President Donald Trump's plan to announce on Tuesday whether "Dreamers" can remain in the country left some in Colorado Springs fearful they could go from being college students and small business owners to facing deportation with a tweet.
"People are incredibly concerned and are feeling very nervous," said Eric Pavri, a Catholic Charities of Central Colorado immigration attorney. "Because they have no way to predict what their future might hold right now."
The Deferred Action for Childhood Arrivals program, or DACA, was created under former President Barack Obama to grant work permits for young adults - typically people ages 15 to 35 - who were brought into the country illegally as young children.
Trump said he would announce his decision Tuesday - leaving nearly 800,000 people nationwide waiting four days to learn their fate.
With their clients' legal status at risk, Colorado Springs immigration attorneys urged Trump to continue the program.
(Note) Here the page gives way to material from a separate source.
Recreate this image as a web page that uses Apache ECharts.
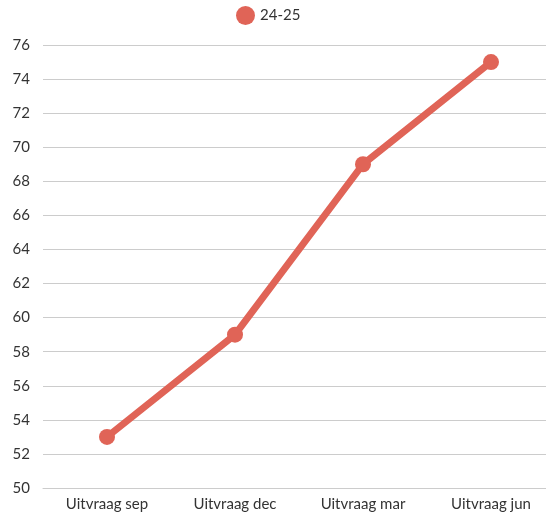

"These are the type of young people whose clean records, education and youth make them potential productive members of our community and economy," Pavri said. "It seems like a real shame for Colorado Springs to lose out on that."
He called ending the program a "moral tragedy" that would punish young professionals for decisions their parents made while they were toddlers or young children.
The exact number of people in the DACA program in Colorado Springs is unclear.
Since mid-2012, Pavri's office has helped nearly 500 people enroll in it, and he estimated the community's overall figure at more than 2,000 people.
They mostly came from across Mexico and Central America, and they have used the program - and the Social Security number it affords - to attend college, get well-paying jobs and run their own companies, said Stephanie Izaguirre, a Colorado Springs and Pueblo immigration attorney. In the process, they have received car loans, taken on student debt and obtained mortgages.
On Friday, she and Pavri urged clients whose status in the program is expiring to immediately file their applications.
At worst, they would lose their $495 application fee, Pavri said. At best, they would get another two years to remain in the U.S., should Trump decide to allow people already in the program to carry out the rest of their terms.
He also urged people not already in the program to avoid joining, because doing so would give the federal government access to a wealth of personal information.
For most people, however, the options were far more limited.
"Legally, all they can do is wait and see," Izaguirre said.
The Associated Press contributed to this story.